C. Intentional Interference with Prospective Economic Advantage

To satisfy the elements of the tort of intentional interference with prospective economic advantage, a plaintiff must show (1) an economic relationship between the plaintiff and some third party, with the probability of future economic benefit to the plaintiff; (2) the defendant's knowledge of the relationship; (3) intentional acts on the part of the defendant designed to disrupt the relationship; (4) actual disruption of the relationship; and (5) economic harm to the plaintiff proximately caused by the acts of the defendant. Korea Supply Co. v. Lockheed Martin Corp., 29 Cal.4th 1134, 1153. To meet the third element, plaintiff must "plead and prove that the defendant's acts are wrongful apart from the interference itself." Della Penna v. Toyota Motor Sales, U.S.A, Inc., 11 Cal.4th 376, 393 (1995).

Defendants argue that Swiss has failed to allege the existence of any economic relationship. (Mot. at 17.) The court agrees. The Complaint alleges that Regal's actions have disrupted Swiss' online business and diverted market share away from Swiss and to Regal. (Compl. ¶ 24.) That allegation does not adequately state the existence of an economic relationship between Swiss and any third party or a probability that such a relationship would yield an economic benefit.

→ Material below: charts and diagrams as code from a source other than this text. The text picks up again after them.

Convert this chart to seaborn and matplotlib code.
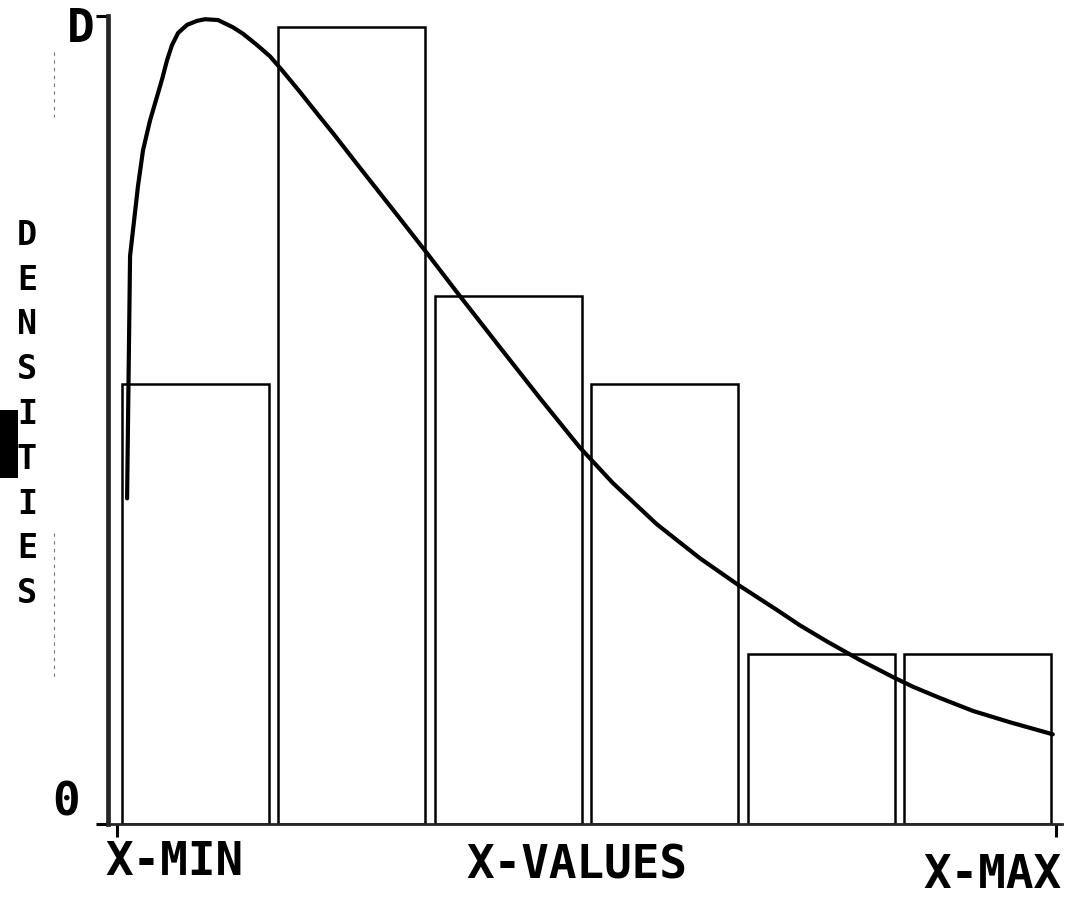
import matplotlib
matplotlib.use("Agg")
import matplotlib.pyplot as plt
from matplotlib.patches import Rectangle
from matplotlib.transforms import blended_transform_factory
import seaborn as sns

# ---- data (x in class-width units from X-MIN = 0 to X-MAX = 6, y as a fraction of D) ----
bin_edges = [0, 1, 2, 3, 4, 5, 6]
bar_density = [0.544, 0.987, 0.653, 0.544, 0.211, 0.211]

curve_x = [0.064, 0.083, 0.134, 0.166, 0.211, 0.249, 0.288, 0.319, 0.351, 0.390,
           0.447, 0.511, 0.562, 0.645, 0.741, 0.805, 0.895, 0.978, 1.054, 1.169,
           1.284, 1.380, 1.553, 1.789, 1.987, 2.173, 2.447, 2.703, 2.958, 3.169,
           3.450, 3.725, 3.962, 4.217, 4.364, 4.537, 4.748, 4.958, 5.086, 5.259,
           5.470, 5.706, 5.981]
curve_y = [0.403, 0.703, 0.790, 0.834, 0.871, 0.896, 0.922, 0.945, 0.964, 0.979,
           0.989, 0.994, 0.996, 0.995, 0.986, 0.978, 0.964, 0.950, 0.933, 0.906,
           0.878, 0.855, 0.812, 0.754, 0.705, 0.658, 0.590, 0.527, 0.466, 0.422,
           0.371, 0.329, 0.297, 0.265, 0.246, 0.226, 0.203, 0.182, 0.170, 0.156,
           0.140, 0.126, 0.111]

x_labels = ["X-MIN", "X-VALUES", "X-MAX"]
y_labels = ["0", "D"]
y_title = "DENSITIES"

# ---- style ----
sns.set_style("ticks")
plt.rcParams["font.family"] = ["DejaVu Sans Mono", "DejaVu Sans"]

W, H = 1068, 897
fig = plt.figure(figsize=(W / 100, H / 100), dpi=100)
fig.patch.set_facecolor("white")


def fx(px):
    return px / W


def fy(py):
    return 1 - py / H


ax = fig.add_axes([fx(108), fy(824), (1062 - 108) / W, (824 - 16) / H])
ax.set_facecolor("white")

centers = [(a + b) / 2 for a, b in zip(bin_edges[:-1], bin_edges[1:])]
sns.histplot(x=centers, weights=bar_density, bins=bin_edges, shrink=0.94,
             fill=False, color="black", linewidth=1.8, ax=ax)
sns.lineplot(x=curve_x, y=curve_y, color="black", linewidth=3.0, ax=ax)

ax.set_xlim(-0.058, 6.04)
ax.set_ylim(0, 1.0)
sns.despine(ax=ax)
ax.spines["left"].set_linewidth(3.4)
ax.spines["bottom"].set_linewidth(2.0)
ax.set_xticks([0, 6])
ax.set_yticks([0, 1])
ax.set_xticklabels([])
ax.set_yticklabels([])
ax.tick_params(axis="both", direction="out", length=9, width=2.2, color="black")
ax.set_xlabel("")
ax.set_ylabel("")

fs = 33
fw = "bold"
tx = blended_transform_factory(ax.transData, fig.transFigure)
ax.text(-0.077, fy(875), x_labels[0], transform=tx, ha="left", va="baseline",
        fontsize=fs, fontweight=fw, color="black")
ax.text(2.94, fy(878), x_labels[1], transform=tx, ha="center", va="baseline",
        fontsize=fs, fontweight=fw, color="black")
ax.text(6.04, fy(888), x_labels[2], transform=tx, ha="right", va="baseline",
        fontsize=fs, fontweight=fw, color="black")

# value labels on the density axis
fig.text(fx(81), fy(42), y_labels[1], ha="center", va="baseline", fontsize=fs,
         fontweight=fw, color="black")
fig.text(fx(66), fy(815), y_labels[0], ha="center", va="baseline", fontsize=fs,
         fontweight=fw, color="black")

# stacked axis title
for i, ch in enumerate(y_title):
    fig.text(fx(27), fy(245 + 44.75 * i), ch, ha="center", va="baseline",
             fontsize=24, fontweight=fw, color="black")

# solid marker block at the left margin
fig.patches.append(Rectangle((0, fy(478)), fx(18), 68 / H, transform=fig.transFigure,
                             facecolor="black", edgecolor="none"))
# faint guide marks in the margin
for y0, y1 in [(52, 117), (533, 680)]:
    fig.add_artist(plt.Line2D([fx(54), fx(54)], [fy(y0), fy(y1)], transform=fig.transFigure,
                              color="0.45", linewidth=0.8, linestyle=(0, (3, 4))))

fig.savefig("out.png", dpi=100, facecolor="white")
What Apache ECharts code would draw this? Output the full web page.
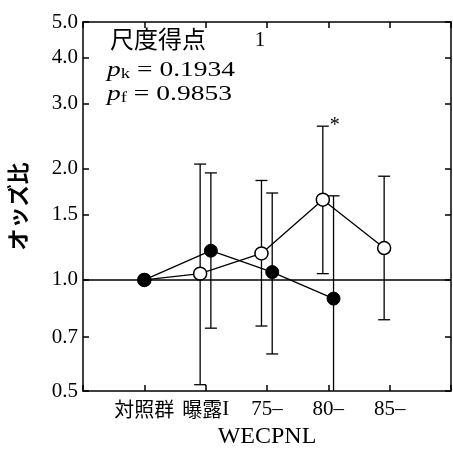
<!DOCTYPE html>
<html>
<head>
<meta charset="utf-8">
<script src="https://cdn.jsdelivr.net/npm/echarts@6/dist/echarts.min.js"></script>
<style>
  html, body { margin: 0; padding: 0; background: #fff; }
  #chart { width: 453px; height: 450px; }
</style>
</head>
<body>
<div id="chart"></div>
<script>
const categories = ['対照群', '曝露I', '75–', '80–', '85–'];
const yTicks = [0.5, 0.7, 1.0, 1.5, 2.0, 3.0, 4.0, 5.0];

// filled circles
const filledOdds = [1.0, 1.20, 1.05, 0.89];
const filledLow = [null, 0.74, 0.63, 0.45];
const filledHigh = [null, 1.95, 1.72, 1.69];

// open circles
const openOdds = [1.0, 1.04, 1.18, 1.65, 1.22];
const openLow = [null, 0.52, 0.75, 1.04, 0.78];
const openHigh = [null, 2.06, 1.86, 2.61, 1.91];
const openSignificant = [false, false, false, true, false];

const scoreLabel = '尺度得点';
const scoreValue = '1';
const pK = '0.1934';
const pF = '0.9853';

const SERIF = '"Liberation Serif", "Times New Roman", serif';
const GOTHIC = '"Noto Sans CJK JP", sans-serif';
const OPEN_SHIFT = -0.09;
const FILLED_SHIFT = 0.085;

const lg = v => Math.log10(v);
// reference group sits on the category, the others are nudged apart
const xPos = (i, shift) => (i === 0 ? 0 : i + shift);

const pointData = (odds, shift) => odds.map((v, i) => [xPos(i, shift), lg(v)]);

function barData(low, high, shift, sig) {
  const out = [];
  low.forEach((lo, i) => {
    if (lo == null) return;
    out.push([xPos(i, shift), lg(lo), lg(high[i]), sig && sig[i] ? 1 : 0]);
  });
  return out;
}

function renderBar(params, api) {
  const x = api.value(0);
  const [cx, top] = api.coord([x, api.value(2)]);
  let bottom = api.coord([x, api.value(1)])[1];
  const floor = params.coordSys.y + params.coordSys.height;
  const clipped = bottom > floor;
  if (clipped) bottom = floor;
  const cap = 6;
  const style = { stroke: '#000', lineWidth: 1.3 };
  const children = [
    { type: 'line', shape: { x1: cx, y1: top, x2: cx, y2: bottom }, style },
    { type: 'line', shape: { x1: cx - cap, y1: top, x2: cx + cap, y2: top }, style }
  ];
  if (!clipped) {
    children.push({ type: 'line', shape: { x1: cx - cap, y1: bottom, x2: cx + cap, y2: bottom }, style });
  }
  if (api.value(3)) {
    children.push({
      type: 'text', x: cx + 12, y: top,
      style: { text: '*', font: '20px ' + SERIF, fill: '#000', align: 'center', verticalAlign: 'middle' }
    });
  }
  return { type: 'group', children };
}

function catLabel(v) {
  const i = Math.round(v);
  if (Math.abs(i - v) > 1e-6 || i < 0 || i >= categories.length) return '';
  return categories[i].replace(/([\u3000-\u9fff]+)|([^\u3000-\u9fff]+)/g,
    (m, j) => (j ? '{j|' + m + '}' : '{s|' + m + '}'));
}

const axisLine = { show: true, onZero: false, lineStyle: { color: '#000', width: 1.5 } };
const axisTick = { show: true, inside: true, length: 6, lineStyle: { color: '#000', width: 1.5 } };
const yTickValues = yTicks.map(lg);

const pRich = {
  p: { fontFamily: SERIF, fontStyle: 'italic', fontSize: 22, lineHeight: 24, fill: '#000' },
  b: { fontFamily: SERIF, fontSize: 15, lineHeight: 18, verticalAlign: 'bottom', fill: '#000' },
  t: { fontFamily: SERIF, fontSize: 22, lineHeight: 24, fill: '#000' }
};

const chart = echarts.init(document.getElementById('chart'));

const option = {
  animation: false,
  grid: { left: 83, top: 22, width: 368, height: 369, outerBoundsMode: 'none' },
  xAxis: [
    {
      type: 'value', position: 'bottom', min: -1, max: 5, interval: 1,
      axisLine, axisTick, splitLine: { show: false },
      axisLabel: {
        margin: 6,
        formatter: catLabel,
        rich: {
          j: { fontFamily: GOTHIC, fontSize: 20, color: '#000', lineHeight: 24 },
          s: { fontFamily: SERIF, fontSize: 21, color: '#000', lineHeight: 24 }
        }
      },
      name: 'WECPNL', nameLocation: 'middle', nameGap: 34,
      nameTextStyle: { fontFamily: SERIF, fontSize: 24, color: '#000' }
    },
    {
      type: 'value', position: 'top', min: -1, max: 5, interval: 1,
      axisLine, axisTick, splitLine: { show: false }, axisLabel: { show: false }
    }
  ],
  yAxis: [
    {
      type: 'value', position: 'left', min: lg(0.5), max: lg(5),
      axisLine, splitLine: { show: false },
      axisTick: Object.assign({ customValues: yTickValues }, axisTick),
      axisLabel: {
        customValues: yTickValues, margin: 5,
        fontFamily: SERIF, fontSize: 21, color: '#000',
        formatter: v => Math.pow(10, v).toFixed(1)
      },
      name: 'オッズ比', nameLocation: 'middle', nameGap: 54,
      nameTextStyle: { fontFamily: GOTHIC, fontSize: 22, fontWeight: 'bold', color: '#000' }
    },
    {
      type: 'value', position: 'right', min: lg(0.5), max: lg(5),
      axisLine, splitLine: { show: false },
      axisTick: Object.assign({ customValues: yTickValues }, axisTick),
      axisLabel: { show: false }
    }
  ],
  series: [
    {
      type: 'custom', renderItem: renderBar, z: 1,
      data: barData(openLow, openHigh, OPEN_SHIFT, openSignificant),
      markLine: {
        silent: true, symbol: 'none', label: { show: false },
        lineStyle: { color: '#000', width: 1.5, type: 'solid' },
        data: [{ yAxis: lg(1) }]
      }
    },
    {
      type: 'custom', renderItem: renderBar, z: 1,
      data: barData(filledLow, filledHigh, FILLED_SHIFT)
    },
    {
      type: 'line', z: 2, data: pointData(openOdds, OPEN_SHIFT),
      symbol: 'circle', symbolSize: 13,
      lineStyle: { color: '#000', width: 1.3 },
      itemStyle: { color: '#fff', borderColor: '#000', borderWidth: 1.5 }
    },
    {
      type: 'line', z: 3, data: pointData(filledOdds, FILLED_SHIFT),
      symbol: 'circle', symbolSize: 13,
      lineStyle: { color: '#000', width: 1.3 },
      itemStyle: { color: '#000', borderColor: '#000', borderWidth: 1 }
    }
  ],
  graphic: [
    {
      type: 'text', x: 110, y: 39,
      style: { text: scoreLabel, font: '24px ' + GOTHIC, fill: '#000', verticalAlign: 'middle' }
    },
    {
      type: 'text', x: 260, y: 40,
      style: { text: scoreValue, font: '21px ' + SERIF, fill: '#000', align: 'center', verticalAlign: 'middle' }
    },
    {
      type: 'text', x: 107, y: 70, scaleX: 1.25,
      style: { text: '{p|p}{b|k}{t| = ' + pK + '}', verticalAlign: 'middle', rich: pRich }
    },
    {
      type: 'text', x: 107, y: 94, scaleX: 1.25,
      style: { text: '{p|p}{b|f}{t| = ' + pF + '}', verticalAlign: 'middle', rich: pRich }
    }
  ]
};

chart.setOption(option);
window.addEventListener('resize', () => chart.resize());
</script>
</body>
</html>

Nor does the Complaint's bare recitation of the elements (Id. ¶¶ 66-67) suffice. Swiss' Sixth Claim is therefore dismissed, with leave to amend.

IV. Conclusion

For the reasons stated above, Defendants' Motion to Dismiss is DENIED, in part and GRANTED, in part. Plaintiff's claim for intentional interference with prospective economic advantage is dismissed with leave to amend. Any amended complaint shall be filed within ten days of the date of this Order. In all other respects, Defendants' motion is DENIED.[1]